Hi Will, we've escalated this to Imprivata engineering. Last I heard, they were working on it. If I get any update I'll post it here.

will rears said...

Thanks. We are pushing on our end as well. If we hear anything I'll keep you updated.

will rears said...

Worked with Imprivata today. We upgraded appliances to latest version, and applied a hot fix 4. Then reinstalled agent on citrix servers. Speed for our application has increased. Response time went from 20/30 seconds to 3 seconds. Hope this helps.

Trentent said...

We have been able to narrow this down to the GDIHook Imprivata uses. The hook can be disabled via the registry "SSOProvider/ISXAgent/HookInit" (this isn't exact, I can't recall exactly what the key's values were) to prove it out. After, Imprivata provided us with registry values "SSOProvider/ISXAgent/GDIHook /v program.exe /d *Window Title to Exclude GDIHook with Wildcards* (new line) * (wild card to hook into all window classes) /t RegSZ_MultiLine"

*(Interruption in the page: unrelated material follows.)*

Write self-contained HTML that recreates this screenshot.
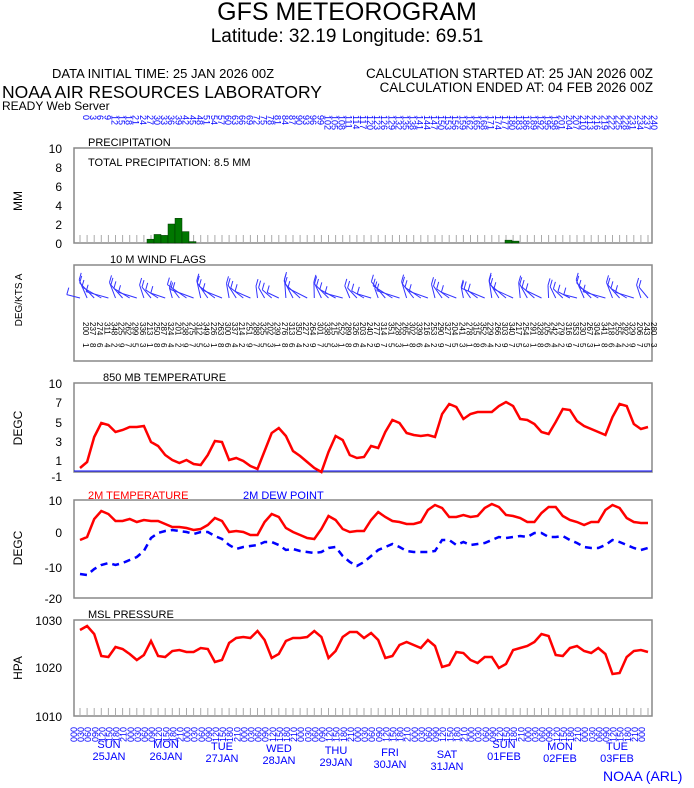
<!DOCTYPE html>
<html><head><meta charset="utf-8"><style>
body{margin:0;background:#fff;width:694px;height:788px;overflow:hidden}
svg{display:block;font-family:"Liberation Sans",sans-serif}
</style></head><body>
<svg id="s" width="694" height="788" xmlns="http://www.w3.org/2000/svg">
<text x="347" y="20" font-size="25" text-anchor="middle">GFS METEOROGRAM</text>
<text x="347" y="42" font-size="19" text-anchor="middle">Latitude: 32.19 Longitude:  69.51</text>
<text x="52" y="78" font-size="13">DATA INITIAL TIME: 25 JAN 2026 00Z</text>
<text x="653" y="78" font-size="13.4" text-anchor="end">CALCULATION STARTED AT: 25 JAN 2026 00Z</text>
<text x="653" y="92" font-size="13.4" text-anchor="end">CALCULATION ENDED AT: 04 FEB 2026 00Z</text>
<text x="2" y="98" font-size="17.5">NOAA AIR RESOURCES LABORATORY</text>
<text x="2" y="110" font-size="12">READY Web Server</text>
<text x="88" y="146" font-size="11">PRECIPITATION</text>
<text x="88" y="166" font-size="11">TOTAL PRECIPITATION:   8.5 MM</text>
<text x="110" y="263" font-size="11">10 M  WIND FLAGS</text>
<text x="103" y="381" font-size="11">850 MB  TEMPERATURE</text>
<text x="88" y="499" font-size="11" fill="#f00">2M TEMPERATURE</text>
<text x="243" y="499" font-size="11" fill="#00f">2M   DEW POINT</text>
<text x="88" y="618" font-size="11">MSL PRESSURE</text>
<text x="603" y="781" font-size="14" fill="#00f">NOAA (ARL)</text>
<g font-size="12" text-anchor="middle">
<text transform="translate(22,201) rotate(-90)">MM</text>
<text transform="translate(22,300) rotate(-90)" font-size="10">DEG/KTS  A</text>
<text transform="translate(22,428) rotate(-90)">DEGC</text>
<text transform="translate(22,548) rotate(-90)">DEGC</text>
<text transform="translate(22,668) rotate(-90)">HPA</text>
</g>
<g font-size="12" text-anchor="end">
<text x="62" y="153">10</text><text x="62" y="172">8</text><text x="62" y="191">6</text><text x="62" y="210">4</text><text x="62" y="229">2</text><text x="62" y="248">0</text>
<text x="62" y="388">10</text><text x="62" y="407">7</text><text x="62" y="427">5</text><text x="62" y="446">3</text><text x="62" y="465">1</text><text x="62" y="481">-1</text>
<text x="62" y="505">10</text><text x="62" y="537">0</text><text x="62" y="572">-10</text><text x="62" y="603">-20</text>
<text x="62" y="625">1030</text><text x="62" y="672">1020</text><text x="62" y="721">1010</text>
</g>
<g fill="none" stroke="#888" stroke-width="1.5">
<rect x="74" y="148" width="578" height="95"/>
<rect x="74" y="265" width="578" height="96"/>
<rect x="74" y="383" width="578" height="89"/>
<rect x="74" y="500" width="578" height="98"/>
<rect x="74" y="620" width="578" height="96"/>
</g>
<g stroke="#00f" stroke-width="1"><line x1="74" y1="471" x2="652" y2="471"/></g>
<g id="g"></g>
<g font-size="11" fill="#00f" text-anchor="middle">
<text x="109" y="748">SUN</text><text x="109" y="760">25JAN</text>
<text x="166" y="748">MON</text><text x="166" y="760">26JAN</text>
<text x="222" y="750">TUE</text><text x="222" y="762">27JAN</text>
<text x="279" y="752">WED</text><text x="279" y="764">28JAN</text>
<text x="336" y="754">THU</text><text x="336" y="766">29JAN</text>
<text x="390" y="756">FRI</text><text x="390" y="768">30JAN</text>
<text x="447" y="758">SAT</text><text x="447" y="770">31JAN</text>
<text x="504" y="748">SUN</text><text x="504" y="760">01FEB</text>
<text x="560" y="750">MON</text><text x="560" y="762">02FEB</text>
<text x="617" y="750">TUE</text><text x="617" y="762">03FEB</text>
</g>
</svg>
<script>
var g=document.getElementById('g'),h='';
function X(i){return 80+i*7.1}
for(var i=0;i<81;i++){var x=X(i);
h+='<line x1="'+x+'" y1="235" x2="'+x+'" y2="243" stroke="#aaa"/>';
h+='<line x1="'+x+'" y1="708" x2="'+x+'" y2="716" stroke="#aaa"/>';
var hr=(i*3)%24, hs=(hr<10?'0':'')+hr;
h+='<text font-size="9" fill="#00f" transform="translate('+(x+3)+',115) rotate(90)">'+(i*3)+'</text>';
h+='<text font-size="9" fill="#00f" transform="translate('+(x-3)+',742) rotate(-90)">'+hs+'0</text>';
h+='<text font-size="8" fill="#000" transform="translate('+(x+3)+',322) rotate(90)">'+(200+(i*37)%160)+'</text>';
h+='<text font-size="8" fill="#000" transform="translate('+(x+3)+',343) rotate(90)">'+(1+(i*7)%9)+'</text>';
}
var bars=[[147,0.4],[154,0.9],[161,0.8],[168,2.0],[175,2.6],[182,1.2],[189,0.15],[505,0.3],[512,0.2]];
bars.forEach(function(b){var hh=b[1]*9.5;h+='<rect x="'+b[0]+'" y="'+(243-hh)+'" width="7" height="'+hh+'" fill="#070" stroke="#030" stroke-width="0.5"/>';});
for(var i=0;i<81;i++){var x=X(i),a=(i*53)%70+200,r=a*Math.PI/180,L=14+(i*13)%14;
var x2=x+L*Math.cos(r),y2=298+L*Math.sin(r)*0.7;
h+='<line x1="'+x+'" y1="298" x2="'+x2.toFixed(1)+'" y2="'+y2.toFixed(1)+'" stroke="#33f"/>';
h+='<line x1="'+x2.toFixed(1)+'" y1="'+y2.toFixed(1)+'" x2="'+(x2+2).toFixed(1)+'" y2="'+(y2-7).toFixed(1)+'" stroke="#33f"/>';}
function pl(ys,c,d,w){var p=ys.map(function(y,i){return X(i).toFixed(1)+','+y}).join(' ');
h+='<polyline points="'+p+'" fill="none" stroke="'+c+'" stroke-width="'+w+'"'+(d?' stroke-dasharray="'+d+'"':'')+'/>';}
pl([468,462,437,423,425,432,430,427,427,426,442,446,455,460,463,460,464,465,455,441,442,460,458,461,466,469,451,433,428,436,451,456,462,468,472,452,436,440,455,458,457,446,448,432,420,423,433,435,436,435,437,414,404,407,419,414,412,412,412,406,402,406,419,420,424,432,434,422,409,410,421,426,429,432,435,417,404,406,424,429,427],'#f00',0,2.5);
pl([540,537,519,511,514,521,521,519,522,520,521,521,524,527,527,528,530,529,525,518,521,532,531,532,535,535,522,514,517,528,532,535,538,539,529,516,520,529,532,531,531,520,512,517,521,522,524,524,522,510,505,508,517,517,515,517,516,508,504,507,515,516,518,522,522,513,507,507,516,520,522,525,522,522,510,505,508,518,522,523,523],'#f00',0,2.5);
pl([574,575,569,565,563,565,563,560,557,551,538,533,531,530,531,532,534,532,532,536,539,545,549,547,546,545,542,542,545,550,549,551,552,553,552,548,547,556,562,566,562,556,550,547,544,547,551,552,552,552,551,540,540,545,542,545,544,543,540,537,538,537,536,537,533,533,537,537,536,540,543,547,548,548,545,540,542,545,548,550,548],'#00f','7,5',2.5);
pl([630,626,634,656,657,647,649,654,660,655,641,656,657,651,650,652,652,648,649,662,660,643,638,637,638,631,640,658,654,641,638,638,637,631,637,658,651,637,632,632,638,633,640,658,656,645,642,645,648,640,646,667,665,652,653,660,663,657,657,668,664,650,648,646,642,634,636,655,656,648,646,651,653,648,654,674,673,657,651,650,652],'#f00',0,2.5);
g.innerHTML=h;
</script>
</body></html>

This solution doesn't quite work for us because Meditech generates the window titles dynamically, so trying to exclude every possible window title would be impossible. But the login windows actually follow a set pattern so if we could set an INCLUDE for GDIHook that would be faaaar more preferable. Our imprivata engineer didn't think that was an option but he's checking.

Trentent said...

Update, we have found that our Imprivata Profile had a 'window title target' of *. Of course, that targets EVERY window so that's why Imprivata is showing up and consuming CPU. Setting the profile to target the window title we want resolves this issue and stops Imprivata from scanning each window's content.

Trentent said...

Last update. We were provided with a new Imprivata client that resolves this issue in conjunction with the 'window title target' having an appropriate string as opposed to just wildcard. Without the new client we still experience slowness. This was 4.9.125.XXXX (engineering release). My understanding is the fix for this issue is not in the 'RTM' 4.9.125 so we need to wait for a further release.